Group accountability:

Boundary Management refocuses accountability from individuals to groups. This is a major shift. Holding individuals accountable has been one of the central tenets of effective management practice, and includes its extension: that individuals should only be accountable for those things that they can control. It is essentially a strategy of matching accountability and degree of control. Everyone within the organization has a set of tasks and results over which they have control and for which they are accountable.

Any time you maximize a individual element of a process, the performance of the overall process diminishes. Focusing exclusively on individuals does exactly this. In fact, it is worse. It is trying to maximize all of the elements, and is a sure way to reduce overall performance.

The traditional accountability-control strategy gives a wonderful management structure over individuals and lousy control over the group. Anything that is left unconnected to someone goes to the manager. The manager is left with the all the white space in the organizational chart, everything between the boxes. This might sound appropriate but the group and not the manager control most of these items, and what falls to the manager is not a small list. These white space items are almost always in some state of flux and therefore require attention. They require balance and definition. It is difficult for one person to do this, and nearly impossible when no one else within the group feels accountable to help, and may actually be working against the whole.

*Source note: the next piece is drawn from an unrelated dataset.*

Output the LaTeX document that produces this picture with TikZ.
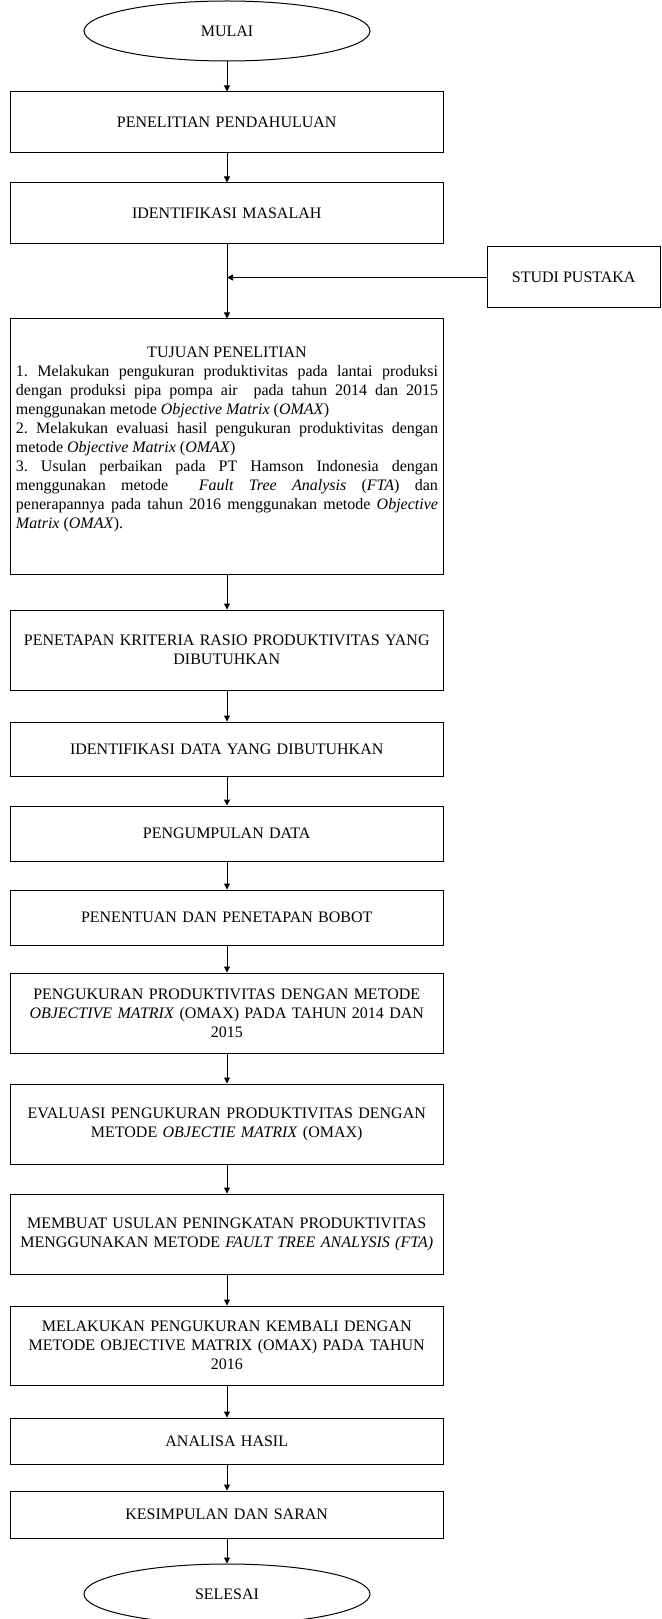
\documentclass[tikz,border=0pt]{standalone}
\usepackage{fontspec}
\setmainfont{Liberation Serif}
\usetikzlibrary{arrows.meta,shapes.geometric}
\setlength{\parindent}{0pt}
\frenchspacing
\begin{document}
\begin{tikzpicture}[x=0.75pt,y=-0.75pt,
  txt/.style={font=\fontsize{12}{14.2}\selectfont},
  box/.style={txt,draw,line width=0.75pt,minimum width=324.4pt,inner sep=0pt,text width=318pt,align=center},
  term/.style={txt,draw,ellipse,line width=0.75pt,minimum width=214.5pt,minimum height=45pt,inner sep=0pt},
  arr/.style={-{Triangle[length=4.5pt,width=4.5pt]},line width=0.75pt}]
\useasboundingbox (0,0) rectangle (661,1619);

\node[term] (mulai) at (227,31) {MULAI};
\node[box,minimum height=45.75pt] (pp) at (226.75,122.5) {PENELITIAN PENDAHULUAN};
\node[box,minimum height=45.75pt] (im) at (226.75,213.5) {IDENTIFIKASI MASALAH};
\node[txt,draw,line width=0.75pt,minimum width=130.1pt,minimum height=45.75pt,inner sep=0pt] (sp) at (573.75,277.5) {STUDI PUSTAKA};
\node[draw,line width=0.75pt,minimum width=324.4pt,minimum height=191.25pt,inner sep=0pt] (tp) at (226.75,446.5) {};
\node[txt,anchor=north,text width=316.5pt,align=justify,inner sep=0pt] (tt) at (227,347) {%
{\centering TUJUAN PENELITIAN\par}
1. Melakukan pengukuran produktivitas pada lantai produksi\linebreak
dengan produksi pipa pompa air\ \ pada tahun 2014 dan 2015\linebreak
menggunakan metode \textit{Objective Matrix} (\textit{OMAX})\par
2. Melakukan evaluasi hasil pengukuran produktivitas dengan\linebreak
metode \textit{Objective Matrix} (\textit{OMAX})\par
3. Usulan perbaikan pada PT Hamson Indonesia dengan\linebreak
menggunakan metode\ \ \textit{Fault Tree Analysis} (\textit{FTA}) dan\linebreak
penerapannya pada tahun 2016 menggunakan metode \textit{Objective}\linebreak
\textit{Matrix} (\textit{OMAX}).\par};
\node[box,minimum height=60pt] (pk) at (226.75,650) {PENETAPAN KRITERIA RASIO PRODUKTIVITAS YANG\\DIBUTUHKAN};
\node[box,minimum height=40.5pt] (idb) at (226.75,749) {IDENTIFIKASI DATA YANG DIBUTUHKAN};
\node[box,minimum height=41.25pt] (pd) at (226.75,833.5) {PENGUMPULAN DATA};
\node[box,minimum height=41.25pt] (pb) at (226.75,917.5) {PENENTUAN DAN PENETAPAN BOBOT};
\node[box,minimum height=60pt] (po) at (226.75,1013) {PENGUKURAN PRODUKTIVITAS DENGAN METODE\\\textit{OBJECTIVE MATRIX} (OMAX) PADA TAHUN 2014 DAN\\2015};
\node[box,minimum height=60pt] (ev) at (226.75,1124) {EVALUASI PENGUKURAN PRODUKTIVITAS DENGAN\\METODE \textit{OBJECTIE MATRIX} (OMAX)};
\node[box,minimum height=60pt] (mu) at (226.75,1234) {MEMBUAT USULAN PENINGKATAN PRODUKTIVITAS\\MENGGUNAKAN METODE \textit{FAULT TREE ANALYSIS (FTA)}};
\node[box,minimum height=59.25pt] (mk) at (226.75,1345.5) {MELAKUKAN PENGUKURAN KEMBALI DENGAN\\METODE OBJECTIVE MATRIX (OMAX) PADA TAHUN\\2016};
\node[box,minimum height=34.5pt] (ah) at (226.75,1441) {ANALISA HASIL};
\node[box,minimum height=35.25pt] (ks) at (226.75,1514.5) {KESIMPULAN DAN SARAN};
\node[term] (selesai) at (227,1594) {SELESAI};

\coordinate (j) at (227,277.5);
\draw[arr] (mulai.south) -- (mulai.south |- pp.north);
\draw[arr] (mulai.south |- pp.south) -- (mulai.south |- im.north);
\draw[arr] (mulai.south |- im.south) -- (mulai.south |- tp.north);
\draw[arr] (sp.west) -- (j);
\draw[arr] (mulai.south |- tp.south) -- (mulai.south |- pk.north);
\draw[arr] (mulai.south |- pk.south) -- (mulai.south |- idb.north);
\draw[arr] (mulai.south |- idb.south) -- (mulai.south |- pd.north);
\draw[arr] (mulai.south |- pd.south) -- (mulai.south |- pb.north);
\draw[arr] (mulai.south |- pb.south) -- (mulai.south |- po.north);
\draw[arr] (mulai.south |- po.south) -- (mulai.south |- ev.north);
\draw[arr] (mulai.south |- ev.south) -- (mulai.south |- mu.north);
\draw[arr] (mulai.south |- mu.south) -- (mulai.south |- mk.north);
\draw[arr] (mulai.south |- mk.south) -- (mulai.south |- ah.north);
\draw[arr] (mulai.south |- ah.south) -- (mulai.south |- ks.north);
\draw[arr] (mulai.south |- ks.south) -- (selesai.north);
\end{tikzpicture}
\end{document}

Another interesting aspect of the accountability-control strategy is its opposition to entrepreneurism. We are never in control of entrepreneurial efforts. Their very nature means that we are not in complete control. They wouldn’t be entrepreneurial otherwise. In the real world, there are really few things over which we have complete control as individuals. Business itself is founded on an uncontrollable entity: the customer. To establish an enterprise that must continuously shift to meet customer demands, and then design an internal structure that is static so people can be in control seems foolish at best.

Boundary Managementsm is based on the concept that we almost always have some control and almost never have complete control. Instead of trying to match accountability to control, we need to increase control. We have been working with the wrong side of the equation. Group accountability/control does this. As individuals, we control little. As individuals functioning as a group, we control far more than the sum of the individuals. Individuals within a group can coordinate, negotiate, and collaborate. This not only increases the current level of control but also gives the group influence where none existed before.

Groups perform as groups when they are treated as groups. If we treat individuals only as individuals, they will not perform as a group. Organizations that can make this change from individual to group accountability will be able to move faster, change faster, and perform at a higher level. Boundary Managementsm establishes group performance measures and a group focus through the use of Boundary Theory. It sets up the structure for group performance.

Organisational accountability:

The organisation is also accountable to its employees, shareholder and in a broader sense to the society (stakeholders). During recession, many companies went for lay off, but TATA group set an example infront of the nation by following the strategy of no lay off. As per Indian Companies Act, all the public companies need to disclose their financial report to the public. Organisations are also focused on trasferablity and disclosure.

Accountability acts as an agent and drive the organisation towards the path of ethic.